start

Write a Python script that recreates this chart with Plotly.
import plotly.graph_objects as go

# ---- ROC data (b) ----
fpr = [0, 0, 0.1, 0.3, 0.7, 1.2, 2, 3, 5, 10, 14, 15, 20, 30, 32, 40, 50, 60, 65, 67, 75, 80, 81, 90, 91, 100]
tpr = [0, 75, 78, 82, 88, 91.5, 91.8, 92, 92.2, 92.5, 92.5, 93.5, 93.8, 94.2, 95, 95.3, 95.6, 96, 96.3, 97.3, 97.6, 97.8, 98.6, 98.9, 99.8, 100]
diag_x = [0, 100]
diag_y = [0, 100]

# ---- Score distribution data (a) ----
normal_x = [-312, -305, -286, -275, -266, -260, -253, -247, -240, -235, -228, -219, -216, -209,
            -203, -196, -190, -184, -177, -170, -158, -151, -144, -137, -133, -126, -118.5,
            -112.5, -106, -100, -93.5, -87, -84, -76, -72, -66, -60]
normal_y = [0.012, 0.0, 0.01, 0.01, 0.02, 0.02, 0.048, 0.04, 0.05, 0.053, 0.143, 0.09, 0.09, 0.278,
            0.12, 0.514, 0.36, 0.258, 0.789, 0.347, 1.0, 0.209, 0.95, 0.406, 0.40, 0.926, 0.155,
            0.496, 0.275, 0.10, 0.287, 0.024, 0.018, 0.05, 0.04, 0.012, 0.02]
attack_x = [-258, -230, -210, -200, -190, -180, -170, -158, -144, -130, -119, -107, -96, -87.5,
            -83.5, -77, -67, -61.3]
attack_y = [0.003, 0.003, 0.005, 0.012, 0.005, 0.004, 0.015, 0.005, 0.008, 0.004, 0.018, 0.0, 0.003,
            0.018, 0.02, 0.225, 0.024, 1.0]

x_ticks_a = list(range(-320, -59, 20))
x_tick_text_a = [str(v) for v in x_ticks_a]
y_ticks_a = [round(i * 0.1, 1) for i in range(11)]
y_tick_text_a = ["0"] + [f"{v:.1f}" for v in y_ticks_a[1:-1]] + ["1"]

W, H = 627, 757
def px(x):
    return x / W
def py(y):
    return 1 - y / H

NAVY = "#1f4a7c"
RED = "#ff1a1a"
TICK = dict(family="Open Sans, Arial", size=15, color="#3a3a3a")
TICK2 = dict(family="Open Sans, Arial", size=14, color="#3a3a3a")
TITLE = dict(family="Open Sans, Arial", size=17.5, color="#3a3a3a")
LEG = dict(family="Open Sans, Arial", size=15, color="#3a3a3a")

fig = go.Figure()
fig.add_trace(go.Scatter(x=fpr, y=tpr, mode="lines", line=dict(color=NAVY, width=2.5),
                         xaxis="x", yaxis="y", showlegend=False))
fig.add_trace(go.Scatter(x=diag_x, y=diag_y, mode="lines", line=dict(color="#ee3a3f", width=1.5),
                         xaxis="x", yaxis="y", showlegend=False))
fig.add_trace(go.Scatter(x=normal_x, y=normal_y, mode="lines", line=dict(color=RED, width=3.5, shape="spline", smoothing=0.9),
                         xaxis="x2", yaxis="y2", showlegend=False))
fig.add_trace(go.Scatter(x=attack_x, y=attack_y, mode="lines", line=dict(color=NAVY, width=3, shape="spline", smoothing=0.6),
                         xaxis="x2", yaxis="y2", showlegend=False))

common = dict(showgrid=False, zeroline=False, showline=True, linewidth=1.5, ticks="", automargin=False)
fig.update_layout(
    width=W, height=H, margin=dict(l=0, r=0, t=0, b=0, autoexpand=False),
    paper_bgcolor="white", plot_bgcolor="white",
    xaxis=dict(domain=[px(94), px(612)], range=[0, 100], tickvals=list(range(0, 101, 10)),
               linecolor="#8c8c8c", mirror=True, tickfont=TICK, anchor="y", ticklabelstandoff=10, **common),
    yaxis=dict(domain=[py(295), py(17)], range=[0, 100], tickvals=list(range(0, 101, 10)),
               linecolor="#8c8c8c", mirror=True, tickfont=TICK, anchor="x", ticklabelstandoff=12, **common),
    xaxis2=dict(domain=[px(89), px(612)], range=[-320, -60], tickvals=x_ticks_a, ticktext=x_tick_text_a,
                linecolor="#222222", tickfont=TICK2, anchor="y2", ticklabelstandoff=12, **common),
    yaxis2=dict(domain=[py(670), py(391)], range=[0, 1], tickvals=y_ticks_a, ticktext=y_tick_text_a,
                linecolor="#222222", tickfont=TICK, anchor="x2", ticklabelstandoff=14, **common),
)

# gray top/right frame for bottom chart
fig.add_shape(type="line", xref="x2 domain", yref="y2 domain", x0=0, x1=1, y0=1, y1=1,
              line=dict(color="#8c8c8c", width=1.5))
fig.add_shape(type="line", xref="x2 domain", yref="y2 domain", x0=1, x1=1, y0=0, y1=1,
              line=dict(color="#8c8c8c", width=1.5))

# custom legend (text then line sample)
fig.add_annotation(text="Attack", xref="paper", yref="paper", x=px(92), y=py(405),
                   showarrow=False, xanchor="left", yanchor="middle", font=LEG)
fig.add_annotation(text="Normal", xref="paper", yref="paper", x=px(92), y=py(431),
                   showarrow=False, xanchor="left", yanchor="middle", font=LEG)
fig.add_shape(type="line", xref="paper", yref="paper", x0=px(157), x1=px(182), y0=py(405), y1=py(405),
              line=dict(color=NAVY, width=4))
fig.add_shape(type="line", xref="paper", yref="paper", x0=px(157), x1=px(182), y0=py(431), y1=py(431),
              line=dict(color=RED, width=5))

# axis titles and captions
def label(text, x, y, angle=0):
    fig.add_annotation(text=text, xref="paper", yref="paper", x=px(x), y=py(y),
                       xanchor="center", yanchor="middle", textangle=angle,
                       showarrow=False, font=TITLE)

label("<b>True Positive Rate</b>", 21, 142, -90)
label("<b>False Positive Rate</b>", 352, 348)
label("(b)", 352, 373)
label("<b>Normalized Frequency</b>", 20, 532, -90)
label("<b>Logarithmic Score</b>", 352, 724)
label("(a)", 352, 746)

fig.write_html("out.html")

end
start

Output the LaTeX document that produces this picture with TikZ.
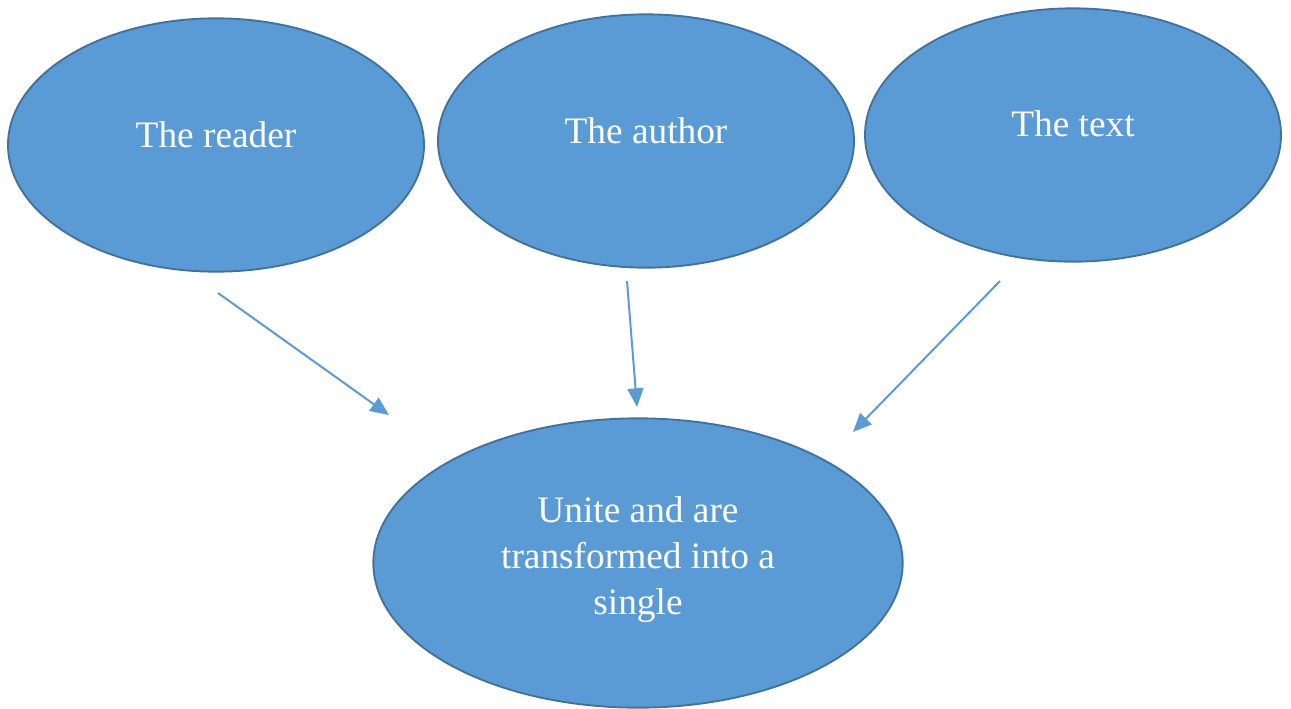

end

TASK OBJECTIVE - Begin with the line that has "Write a Python" in the listing above and end after the line that has "import plotly.graph_objects as go"; output those lines exactly.

WRITTEN ANSWER -
Write a Python script that recreates this chart with Plotly.
import plotly.graph_objects as go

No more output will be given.